Kletterabenteuer ohne klettern

Tja! Soo war das eigentlich nicht geplant. Aber was soll´s? Jetzt kann man das nicht mehr ändern. Und zumindest haben wir daraus gelernt. Aber schön der Reihe nach:

Folgendes stand auf der To-do-Liste für den heutigen Tag:

  1. Auto beim Ghf.

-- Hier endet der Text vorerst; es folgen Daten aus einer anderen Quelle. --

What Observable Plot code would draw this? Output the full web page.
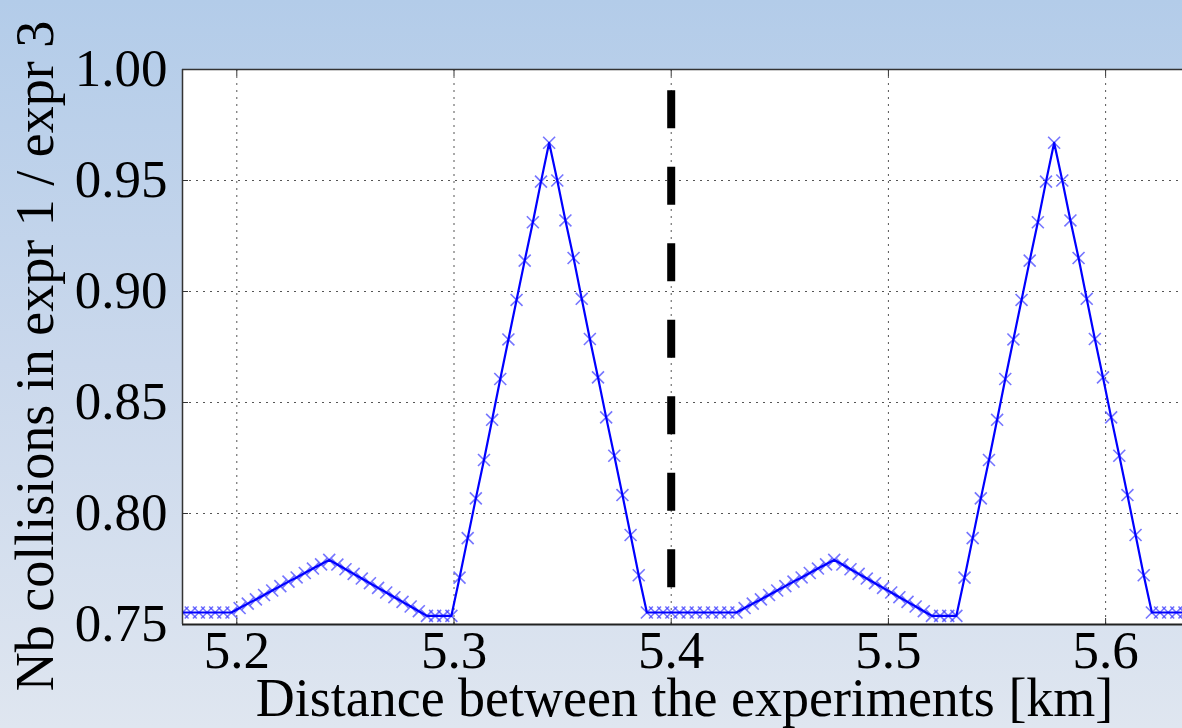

Postl abstellen
  2. Gurte anlegen, Material anhängen, Seile nehmen, zum Ausstiegspunkt des „Draschgrat” gehen
  3. zum Wandfußsteig abseilen (3-5 Längen, je nachdem)
  4. „Draschgrat” hochklettern
  5. zum Postl etwas trinken
  6. nach Hause fahren

Abgelaufen ist es dann so:
Nachdem wir ein Stück vor dem Ghf. Postl geparkt hatten, haben wir die Ausrüstung angelegt. Alle Karabiner, Abseilgeräte, Expressen, … in die Gurte gehängt, Getränke in den Rucksack, Schuhe und Helme eingepackt, die Seile geschnappt und es konnte losgehen.

Als wir am Drachenfliegerstartplatz vorbeikamen, sah ich dort die Ausrüstung eines Paragleiters liegen. Unter anderem lag da auch sein Funkgerät.
Shit. Unsere lagen noch im Auto. Also schnell zurück (so weit war es eh nicht) und die Handgurken geholt.

Aber jetzt!
Der Wand folgend wanderten wir zum geplanten Abseilpunkt. Dabei boten sich des Öfteren beachtliche Tiefblicke, die einem schon etwas schwummerig machen konnten.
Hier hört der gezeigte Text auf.